E non sono nemmeno servite le iniziative realizzate l’anno scorso – manifestazioni pubbliche di vario tipo, interventi in consiglio comunale, articoli apparsi sulla stampa locale – sollecitate dal comitato e attuate anche da esponenti e organizzazioni di diversa e opposta estrazione politica, per convincere il governo di centro-sinistra della città (Sindaco è il diessino Alberto Pacher) a non relegare in una struttura tanto infelice e inadeguata gli anziani ospiti della casa di riposo.

Per tutta risposta l’amministrazione ha ribadito la volontà di procedere al trasferimento degli anziani in collina garantendo l’offerta di bus navetta per il collegamento con la città che oltre a non risolvere il problema risulterebbero comunque insufficienti, oltre ad improbabili allargamenti di via della Collina, arrivando nei giorni scorsi ad ipotizzare addirittura un fantascientifico ascensore.

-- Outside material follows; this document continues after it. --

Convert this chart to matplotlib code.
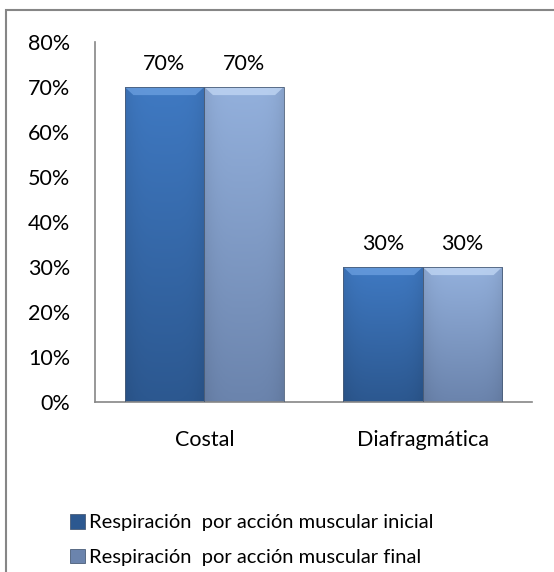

Per denunciare un progetto contrario al più elementare buon senso e al rispetto di soggetti deboli come gli anziani ospiti della casa di riposo, i quali non sono in grado di opporsi da soli ad una decisione presentata dall’amministrazione come inevitabile, non resterebbe a questo punto che una puntata di Striscia la notizia.

Il titolo del servizio televisivo potrebbe essere: Trento, la città che espelle i suoi anziani. Un caso di eutanasia sociale.